=== GOAL ===
Using the data below, gather each line that includes the word "this".

============

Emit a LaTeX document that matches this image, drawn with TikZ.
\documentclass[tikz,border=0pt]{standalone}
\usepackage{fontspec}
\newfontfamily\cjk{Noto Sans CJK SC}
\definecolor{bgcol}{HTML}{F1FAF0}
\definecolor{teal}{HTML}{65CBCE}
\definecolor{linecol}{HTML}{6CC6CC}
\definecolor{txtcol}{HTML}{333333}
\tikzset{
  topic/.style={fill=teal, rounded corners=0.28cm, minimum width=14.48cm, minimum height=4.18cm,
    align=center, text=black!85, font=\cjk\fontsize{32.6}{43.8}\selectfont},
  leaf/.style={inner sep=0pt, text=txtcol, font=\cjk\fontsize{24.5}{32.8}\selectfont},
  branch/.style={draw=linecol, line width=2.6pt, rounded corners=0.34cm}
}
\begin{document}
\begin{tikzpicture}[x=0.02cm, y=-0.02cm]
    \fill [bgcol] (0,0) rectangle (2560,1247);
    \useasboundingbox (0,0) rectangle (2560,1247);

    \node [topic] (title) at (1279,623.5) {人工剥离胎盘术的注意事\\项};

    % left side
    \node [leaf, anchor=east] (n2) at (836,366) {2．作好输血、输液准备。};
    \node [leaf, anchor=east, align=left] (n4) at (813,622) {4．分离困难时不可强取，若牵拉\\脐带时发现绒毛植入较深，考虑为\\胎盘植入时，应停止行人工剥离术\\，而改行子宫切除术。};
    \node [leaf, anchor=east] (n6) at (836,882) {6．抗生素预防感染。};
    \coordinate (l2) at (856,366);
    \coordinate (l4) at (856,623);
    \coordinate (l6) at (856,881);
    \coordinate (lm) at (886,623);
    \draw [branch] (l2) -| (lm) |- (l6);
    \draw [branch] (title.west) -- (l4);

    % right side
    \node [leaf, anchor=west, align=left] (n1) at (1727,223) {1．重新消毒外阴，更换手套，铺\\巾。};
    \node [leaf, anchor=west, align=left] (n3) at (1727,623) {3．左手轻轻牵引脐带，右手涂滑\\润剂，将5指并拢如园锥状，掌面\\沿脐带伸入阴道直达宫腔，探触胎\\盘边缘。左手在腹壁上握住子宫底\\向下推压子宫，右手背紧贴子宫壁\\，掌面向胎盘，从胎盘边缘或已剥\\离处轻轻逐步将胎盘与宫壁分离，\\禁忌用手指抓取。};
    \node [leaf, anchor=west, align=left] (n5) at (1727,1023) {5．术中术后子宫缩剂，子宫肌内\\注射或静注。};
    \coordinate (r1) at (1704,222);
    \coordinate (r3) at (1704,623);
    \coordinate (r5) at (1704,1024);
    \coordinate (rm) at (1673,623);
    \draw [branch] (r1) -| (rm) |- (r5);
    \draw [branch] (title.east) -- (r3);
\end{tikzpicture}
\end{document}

============

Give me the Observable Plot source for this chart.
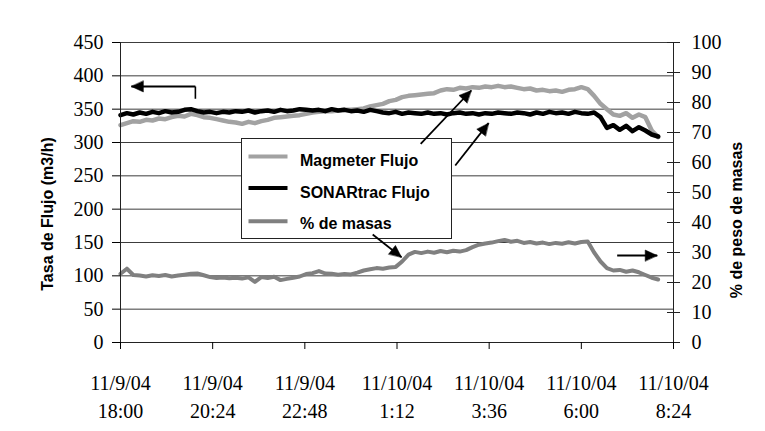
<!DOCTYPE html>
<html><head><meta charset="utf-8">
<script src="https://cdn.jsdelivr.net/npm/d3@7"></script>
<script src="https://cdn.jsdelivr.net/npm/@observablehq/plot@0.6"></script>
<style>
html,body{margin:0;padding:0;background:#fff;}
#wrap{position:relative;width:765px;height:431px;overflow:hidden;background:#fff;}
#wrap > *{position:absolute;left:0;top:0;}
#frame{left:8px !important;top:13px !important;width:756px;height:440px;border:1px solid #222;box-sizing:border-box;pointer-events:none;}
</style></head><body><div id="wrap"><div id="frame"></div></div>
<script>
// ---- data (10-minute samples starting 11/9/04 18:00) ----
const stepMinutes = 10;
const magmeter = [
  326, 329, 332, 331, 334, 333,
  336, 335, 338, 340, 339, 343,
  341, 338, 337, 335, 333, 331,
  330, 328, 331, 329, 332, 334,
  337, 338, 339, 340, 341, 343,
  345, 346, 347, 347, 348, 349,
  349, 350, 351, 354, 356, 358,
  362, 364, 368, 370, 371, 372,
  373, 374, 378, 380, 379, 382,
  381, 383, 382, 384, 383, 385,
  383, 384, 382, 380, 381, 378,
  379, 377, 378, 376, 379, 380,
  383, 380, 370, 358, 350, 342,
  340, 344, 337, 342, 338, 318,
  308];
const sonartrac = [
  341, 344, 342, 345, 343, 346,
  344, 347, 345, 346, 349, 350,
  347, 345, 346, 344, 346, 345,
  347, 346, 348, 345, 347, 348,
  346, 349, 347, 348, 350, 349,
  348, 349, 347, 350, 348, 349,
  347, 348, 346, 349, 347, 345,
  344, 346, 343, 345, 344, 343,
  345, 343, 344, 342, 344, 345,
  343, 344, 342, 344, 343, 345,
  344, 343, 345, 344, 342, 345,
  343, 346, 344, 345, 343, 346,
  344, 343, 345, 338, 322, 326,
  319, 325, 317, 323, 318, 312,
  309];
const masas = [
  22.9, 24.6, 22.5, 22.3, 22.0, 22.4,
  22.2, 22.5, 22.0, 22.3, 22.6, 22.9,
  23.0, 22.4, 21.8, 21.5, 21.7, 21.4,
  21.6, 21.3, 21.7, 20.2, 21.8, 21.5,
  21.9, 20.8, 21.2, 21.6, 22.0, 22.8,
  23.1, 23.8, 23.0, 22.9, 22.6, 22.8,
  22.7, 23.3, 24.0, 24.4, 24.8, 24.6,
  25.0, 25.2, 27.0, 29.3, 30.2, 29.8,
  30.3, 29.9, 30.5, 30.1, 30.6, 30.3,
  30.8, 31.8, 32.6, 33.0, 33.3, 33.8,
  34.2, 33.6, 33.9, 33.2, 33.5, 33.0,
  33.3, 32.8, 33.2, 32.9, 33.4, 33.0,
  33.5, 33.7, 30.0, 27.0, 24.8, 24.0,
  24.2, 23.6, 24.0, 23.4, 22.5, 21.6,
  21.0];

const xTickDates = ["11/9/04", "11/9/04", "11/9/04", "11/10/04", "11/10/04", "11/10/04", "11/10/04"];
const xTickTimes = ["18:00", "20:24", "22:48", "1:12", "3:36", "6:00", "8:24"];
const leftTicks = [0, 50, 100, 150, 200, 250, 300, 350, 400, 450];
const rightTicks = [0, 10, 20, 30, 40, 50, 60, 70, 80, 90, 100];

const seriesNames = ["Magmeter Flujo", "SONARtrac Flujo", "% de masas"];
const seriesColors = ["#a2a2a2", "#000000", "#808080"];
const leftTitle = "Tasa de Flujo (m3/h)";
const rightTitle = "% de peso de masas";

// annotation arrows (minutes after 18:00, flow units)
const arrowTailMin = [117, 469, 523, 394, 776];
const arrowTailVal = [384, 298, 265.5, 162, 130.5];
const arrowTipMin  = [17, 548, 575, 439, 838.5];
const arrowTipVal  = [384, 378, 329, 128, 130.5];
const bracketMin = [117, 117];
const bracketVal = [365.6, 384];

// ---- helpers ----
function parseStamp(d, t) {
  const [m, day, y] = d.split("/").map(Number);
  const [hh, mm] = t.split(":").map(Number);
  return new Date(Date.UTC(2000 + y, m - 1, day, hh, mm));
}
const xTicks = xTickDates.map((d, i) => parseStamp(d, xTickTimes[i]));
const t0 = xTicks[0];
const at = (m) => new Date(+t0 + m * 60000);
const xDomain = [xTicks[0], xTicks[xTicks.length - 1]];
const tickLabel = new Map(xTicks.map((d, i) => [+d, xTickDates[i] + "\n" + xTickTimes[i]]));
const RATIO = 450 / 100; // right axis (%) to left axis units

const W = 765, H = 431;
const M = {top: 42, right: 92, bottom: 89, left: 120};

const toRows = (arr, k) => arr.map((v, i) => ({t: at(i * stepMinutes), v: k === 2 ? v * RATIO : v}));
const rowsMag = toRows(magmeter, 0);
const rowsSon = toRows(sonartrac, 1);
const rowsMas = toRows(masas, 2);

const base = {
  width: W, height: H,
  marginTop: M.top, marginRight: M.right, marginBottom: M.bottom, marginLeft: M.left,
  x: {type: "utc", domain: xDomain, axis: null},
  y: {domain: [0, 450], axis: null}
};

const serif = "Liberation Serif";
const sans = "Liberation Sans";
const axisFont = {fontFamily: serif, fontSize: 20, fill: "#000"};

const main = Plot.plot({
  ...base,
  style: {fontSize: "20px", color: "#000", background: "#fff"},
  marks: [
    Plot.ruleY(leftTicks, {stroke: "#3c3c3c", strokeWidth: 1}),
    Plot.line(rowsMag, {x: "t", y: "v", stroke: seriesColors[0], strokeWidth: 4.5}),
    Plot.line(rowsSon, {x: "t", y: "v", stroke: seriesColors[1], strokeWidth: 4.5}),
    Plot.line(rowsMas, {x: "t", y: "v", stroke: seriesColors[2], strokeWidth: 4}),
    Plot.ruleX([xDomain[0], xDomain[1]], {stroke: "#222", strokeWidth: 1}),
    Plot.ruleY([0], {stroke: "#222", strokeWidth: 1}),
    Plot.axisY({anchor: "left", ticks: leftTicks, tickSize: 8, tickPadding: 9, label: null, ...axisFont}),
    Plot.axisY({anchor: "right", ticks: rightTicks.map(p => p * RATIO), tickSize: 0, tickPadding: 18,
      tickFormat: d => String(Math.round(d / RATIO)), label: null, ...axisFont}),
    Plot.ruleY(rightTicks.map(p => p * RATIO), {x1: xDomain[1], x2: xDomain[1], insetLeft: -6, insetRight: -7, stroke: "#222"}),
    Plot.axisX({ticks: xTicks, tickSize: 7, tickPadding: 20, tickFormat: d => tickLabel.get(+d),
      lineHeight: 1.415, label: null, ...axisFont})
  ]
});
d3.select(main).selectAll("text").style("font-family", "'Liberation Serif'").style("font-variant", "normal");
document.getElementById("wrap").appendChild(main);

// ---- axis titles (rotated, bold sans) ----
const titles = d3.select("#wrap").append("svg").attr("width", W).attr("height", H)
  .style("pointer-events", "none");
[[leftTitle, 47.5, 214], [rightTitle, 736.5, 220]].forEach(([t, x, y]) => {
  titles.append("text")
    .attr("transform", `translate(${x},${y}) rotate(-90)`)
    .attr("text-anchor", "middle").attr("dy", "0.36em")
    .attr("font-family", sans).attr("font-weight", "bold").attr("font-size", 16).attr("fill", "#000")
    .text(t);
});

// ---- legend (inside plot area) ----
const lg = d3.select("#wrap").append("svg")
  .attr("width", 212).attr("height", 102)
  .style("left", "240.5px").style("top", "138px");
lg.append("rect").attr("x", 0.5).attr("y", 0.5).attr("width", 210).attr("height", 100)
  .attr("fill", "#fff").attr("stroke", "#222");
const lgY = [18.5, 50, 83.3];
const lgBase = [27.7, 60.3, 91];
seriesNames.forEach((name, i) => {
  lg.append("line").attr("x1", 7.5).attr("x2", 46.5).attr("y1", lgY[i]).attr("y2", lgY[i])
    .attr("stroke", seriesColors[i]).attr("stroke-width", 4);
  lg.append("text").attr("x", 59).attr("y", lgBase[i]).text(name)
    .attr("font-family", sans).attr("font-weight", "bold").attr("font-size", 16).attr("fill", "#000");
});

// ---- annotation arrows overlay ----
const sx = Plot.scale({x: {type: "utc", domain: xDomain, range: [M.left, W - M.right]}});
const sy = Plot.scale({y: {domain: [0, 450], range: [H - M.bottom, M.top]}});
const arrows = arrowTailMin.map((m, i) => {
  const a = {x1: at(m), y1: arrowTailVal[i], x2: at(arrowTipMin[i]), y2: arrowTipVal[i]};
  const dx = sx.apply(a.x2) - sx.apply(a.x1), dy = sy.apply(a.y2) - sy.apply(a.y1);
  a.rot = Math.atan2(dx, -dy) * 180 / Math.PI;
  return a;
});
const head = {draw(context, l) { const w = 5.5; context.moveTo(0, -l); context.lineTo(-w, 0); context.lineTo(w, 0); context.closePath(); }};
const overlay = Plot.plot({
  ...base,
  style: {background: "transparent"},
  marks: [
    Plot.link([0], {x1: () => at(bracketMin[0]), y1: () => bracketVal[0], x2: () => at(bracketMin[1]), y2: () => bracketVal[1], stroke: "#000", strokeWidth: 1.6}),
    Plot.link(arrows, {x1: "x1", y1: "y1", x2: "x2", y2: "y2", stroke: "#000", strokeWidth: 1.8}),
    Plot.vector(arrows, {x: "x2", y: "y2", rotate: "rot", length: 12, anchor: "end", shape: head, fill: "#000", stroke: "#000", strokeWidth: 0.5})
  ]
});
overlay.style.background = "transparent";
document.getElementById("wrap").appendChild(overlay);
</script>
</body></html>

============

=== CORRECT ANSWER ===
Emit a LaTeX document that matches this image, drawn with TikZ.
Give me the Observable Plot source for this chart.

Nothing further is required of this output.